Luis Miguel Soria Morillo scite author profile

Traffic sign detection systems constitute a key component in trending real-world applications, such as autonomous driving, and driver safety and assistance. This paper analyses the stateof-the-art of several object-detection systems (Faster R-CNN, R-FCN, SSD, and YOLO V2) combined with various feature extractors (Resnet V1 50, Resnet V1 101, Inception V2, Inception Resnet V2, Mobilenet V1, and Darknet-19) previously developed by their corresponding authors. We aim to explore the properties of these object-detection models which are modified and specifically adapted to the traffic sign detection problem domain by means of transfer learning. In particular, various publicly available object-detection models that were pre-trained on the Microsoft COCO dataset are fine-tuned on the German Traffic Sign Detection Benchmark dataset. The evaluation and comparison of these models include key metrics, such as the mean average precision (mAP), memory allocation, running time, number of floating point operations, number of parameters of the model, and the effect of traffic sign image sizes.
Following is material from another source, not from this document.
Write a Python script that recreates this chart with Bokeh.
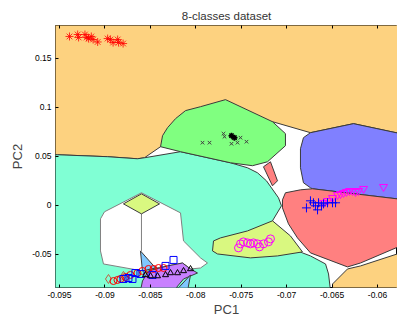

Our findings show that Faster R-CNN Inception Resnet V2 obtains the best mAP, while R-FCN Resnet 101 strikes the best trade-off between accuracy and execution time. YOLO V2 and SSD Mobilenet merit a special mention, in that the former achieves competitive accuracy results and is the second fastest detector, while the latter, is the fastest and the lightest model in terms of memory consumption, making it an optimal choice for deployment in mobile and embedded devices.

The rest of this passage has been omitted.